If error-level alerts fire dozens of times per day for conditions the application already handles gracefully, operators learn, reasonably, to tune them out, which means a genuinely serious error arriving alongside this noise is statistically likely to be missed or dismissed along with everything else.

logger.warn('Rate limit reached for user', { userId }); // expected but worth tracking
logger.info('Retrying request', { attempt: 2 }); // routine operational detail

Reserving error level specifically for conditions that represent an actual failure requiring attention, something broke, something is unavailable, an invariant was violated, restores the signal value of error-level alerting.

Under-severe logging hides real problems

The opposite mistake, logging a genuinely serious failure at debug or info level, is less common but more dangerous, since it means the event may never be surfaced to anyone at all if debug-level logging is disabled in production, as it typically is for volume reasons:

logger.info('Payment gateway returned error', { orderId, statusCode: 502 });

If this line is filtered out entirely in production because the deployment runs at warn level or higher, a genuine payment failure becomes invisible, discovered only when a customer complains rather than through any proactive monitoring.

logger.error('Payment gateway returned error', { orderId, statusCode: 502 });

Establishing a shared definition of each level

The most durable fix for systemic level misuse is a clear, written, team-shared definition of what each level actually means, applied consistently rather than left to individual developer judgment at the moment a log line is written:

debug: detailed internal state, useful only during active investigation
info:  routine, expected events worth recording but not requiring attention
warn:  unexpected but handled conditions; worth noticing in aggregate, not urgent individually
error: a failure that affected the current operation and likely requires attention

Having this definition reviewed during code review, the same way naming conventions or error handling patterns are reviewed, catches level misuse before it reaches production rather than after an alert has already either fired too often or failed to fire when it should have.

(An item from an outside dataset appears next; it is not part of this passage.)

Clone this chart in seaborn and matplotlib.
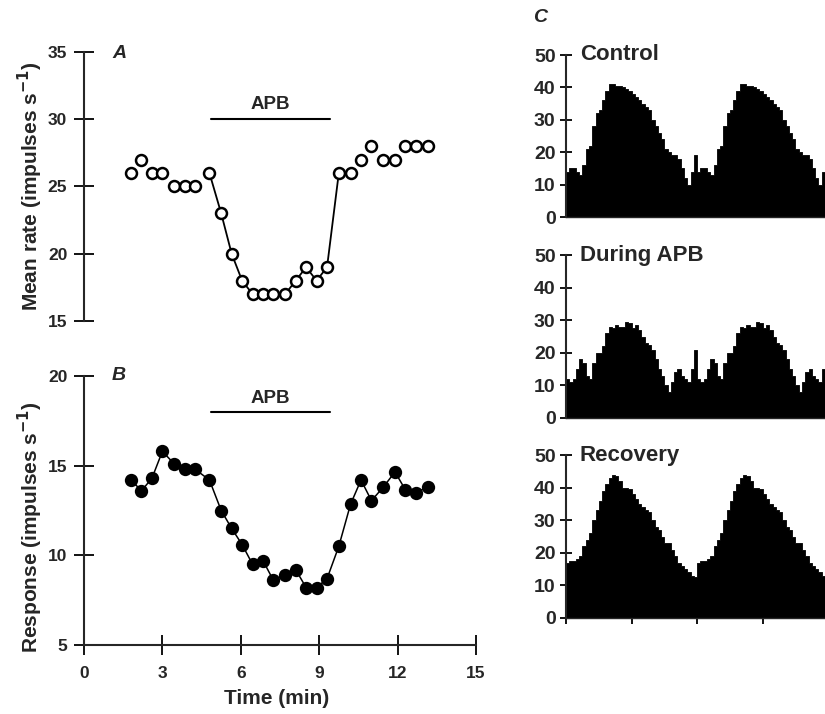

Auditing existing log level usage

For an existing codebase with accumulated level misuse, a periodic audit of which log statements fire most frequently at each level, particularly error level, surfaces miscategorized routine events that have likely been silently degrading alert quality for some time:

docker logs --since 24h my-api | grep '"level":"error"' | jq -r '.message' | sort | uniq -c | sort -rn | head -20

A list of the most frequent error-level messages over a 24-hour period often reveals several that are clearly routine, expected conditions rather than genuine failures, which are then straightforward to identify and reclassify once surfaced this way.

Level misuse affects more than human readability

Beyond confusing a human reading logs directly, incorrect levels affect any automated system built on top of log severity: alerting rules, SLO calculations based on error rate, and dashboards that aggregate by level all silently inherit whatever inaccuracy exists in how levels were assigned at the point of logging:

sum(rate({service="api"} |= "level=error" [5m])) > 0.05

An alerting rule like this one is only as meaningful as the underlying error-level classification is accurate; if a third of what is logged as "error" is actually routine and expected, the rule's threshold has effectively been calibrated against noise rather than against genuine failure rate.

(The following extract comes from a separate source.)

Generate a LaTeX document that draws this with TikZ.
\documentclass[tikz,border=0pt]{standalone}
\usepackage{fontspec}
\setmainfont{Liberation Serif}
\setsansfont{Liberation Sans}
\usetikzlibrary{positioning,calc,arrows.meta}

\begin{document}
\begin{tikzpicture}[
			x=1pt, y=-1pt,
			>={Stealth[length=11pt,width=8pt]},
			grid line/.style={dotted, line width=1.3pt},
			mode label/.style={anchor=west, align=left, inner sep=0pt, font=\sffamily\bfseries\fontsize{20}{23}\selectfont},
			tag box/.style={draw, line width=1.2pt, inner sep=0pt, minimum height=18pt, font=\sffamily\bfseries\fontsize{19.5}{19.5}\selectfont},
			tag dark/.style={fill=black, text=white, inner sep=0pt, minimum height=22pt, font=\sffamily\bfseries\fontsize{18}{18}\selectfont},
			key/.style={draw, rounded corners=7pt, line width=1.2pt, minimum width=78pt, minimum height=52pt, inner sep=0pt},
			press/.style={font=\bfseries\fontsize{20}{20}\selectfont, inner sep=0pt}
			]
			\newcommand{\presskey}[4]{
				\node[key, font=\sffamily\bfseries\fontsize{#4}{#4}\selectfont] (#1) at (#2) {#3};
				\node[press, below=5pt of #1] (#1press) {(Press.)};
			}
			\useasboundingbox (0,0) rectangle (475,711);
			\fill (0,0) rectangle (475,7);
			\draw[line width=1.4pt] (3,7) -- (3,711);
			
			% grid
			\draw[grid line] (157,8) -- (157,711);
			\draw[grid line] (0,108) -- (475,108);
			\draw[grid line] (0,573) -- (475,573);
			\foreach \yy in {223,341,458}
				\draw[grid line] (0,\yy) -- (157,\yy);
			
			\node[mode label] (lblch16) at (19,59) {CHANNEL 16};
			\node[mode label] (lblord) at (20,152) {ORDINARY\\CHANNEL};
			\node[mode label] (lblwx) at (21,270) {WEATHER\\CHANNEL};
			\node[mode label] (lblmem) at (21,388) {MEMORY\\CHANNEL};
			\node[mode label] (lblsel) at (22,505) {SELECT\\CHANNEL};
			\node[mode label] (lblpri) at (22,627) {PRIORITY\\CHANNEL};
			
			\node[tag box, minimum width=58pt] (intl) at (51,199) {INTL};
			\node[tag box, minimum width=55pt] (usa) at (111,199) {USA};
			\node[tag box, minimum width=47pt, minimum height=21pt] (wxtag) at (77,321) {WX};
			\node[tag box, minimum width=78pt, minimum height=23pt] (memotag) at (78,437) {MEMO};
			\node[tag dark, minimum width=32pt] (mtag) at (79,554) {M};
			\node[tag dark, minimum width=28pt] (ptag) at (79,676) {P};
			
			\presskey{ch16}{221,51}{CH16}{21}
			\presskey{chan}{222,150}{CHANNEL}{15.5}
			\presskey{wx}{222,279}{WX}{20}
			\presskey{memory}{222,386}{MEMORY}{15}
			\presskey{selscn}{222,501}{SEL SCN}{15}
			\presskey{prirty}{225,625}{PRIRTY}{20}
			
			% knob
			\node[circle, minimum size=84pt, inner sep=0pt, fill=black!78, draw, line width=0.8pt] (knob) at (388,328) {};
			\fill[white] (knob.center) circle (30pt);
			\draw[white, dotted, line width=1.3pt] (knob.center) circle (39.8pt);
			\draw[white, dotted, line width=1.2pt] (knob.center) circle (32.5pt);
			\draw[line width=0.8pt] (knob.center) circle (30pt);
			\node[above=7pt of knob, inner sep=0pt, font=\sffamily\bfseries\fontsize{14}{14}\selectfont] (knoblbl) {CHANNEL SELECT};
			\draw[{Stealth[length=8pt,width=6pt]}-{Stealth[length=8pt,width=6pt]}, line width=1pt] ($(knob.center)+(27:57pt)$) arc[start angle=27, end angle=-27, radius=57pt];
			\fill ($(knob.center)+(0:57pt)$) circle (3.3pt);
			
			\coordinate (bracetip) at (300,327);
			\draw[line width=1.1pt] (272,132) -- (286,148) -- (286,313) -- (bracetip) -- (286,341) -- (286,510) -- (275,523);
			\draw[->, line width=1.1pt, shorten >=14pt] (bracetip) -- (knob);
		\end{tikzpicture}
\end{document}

Adjusting levels without a full redeploy

Because level misuse is often discovered gradually rather than all at once, supporting per-component or runtime-adjustable log levels makes correcting it less disruptive than requiring a full code change and redeploy for every adjustment:

const logger = require('pino')({ level: process.env.LOG_LEVEL || 'info' });

docker exec my-api kill -USR1 1  # signal handler that toggles debug logging temporarily

A mechanism for temporarily raising verbosity for investigation, without permanently changing the codebase's level assignments, reduces the temptation to default everything to a higher, noisier level "just in case" during normal operation.

Common mistakes

Logging expected, handled conditions at error level, eroding trust in error-level alerting over time.
Logging genuinely serious failures at a level low enough to be filtered out by the production logging configuration entirely.
Leaving level definitions undocumented and unenforced, resulting in inconsistent severity assignment across different parts of the same codebase.
Building alerting and SLO calculations directly on top of log level without first auditing whether the underlying level assignments are actually accurate.
Defaulting to a higher log level across the board to compensate for level misuse, rather than fixing the misclassification at its source.

A wrong log level is a quieter but more corrosive problem than missing or excessive logs, since it degrades the trustworthiness of every alert, dashboard, and severity-based filter built on top of it, and the fix is a shared, enforced definition of what each level actually means combined with periodic auditing of how that definition is actually being applied in practice.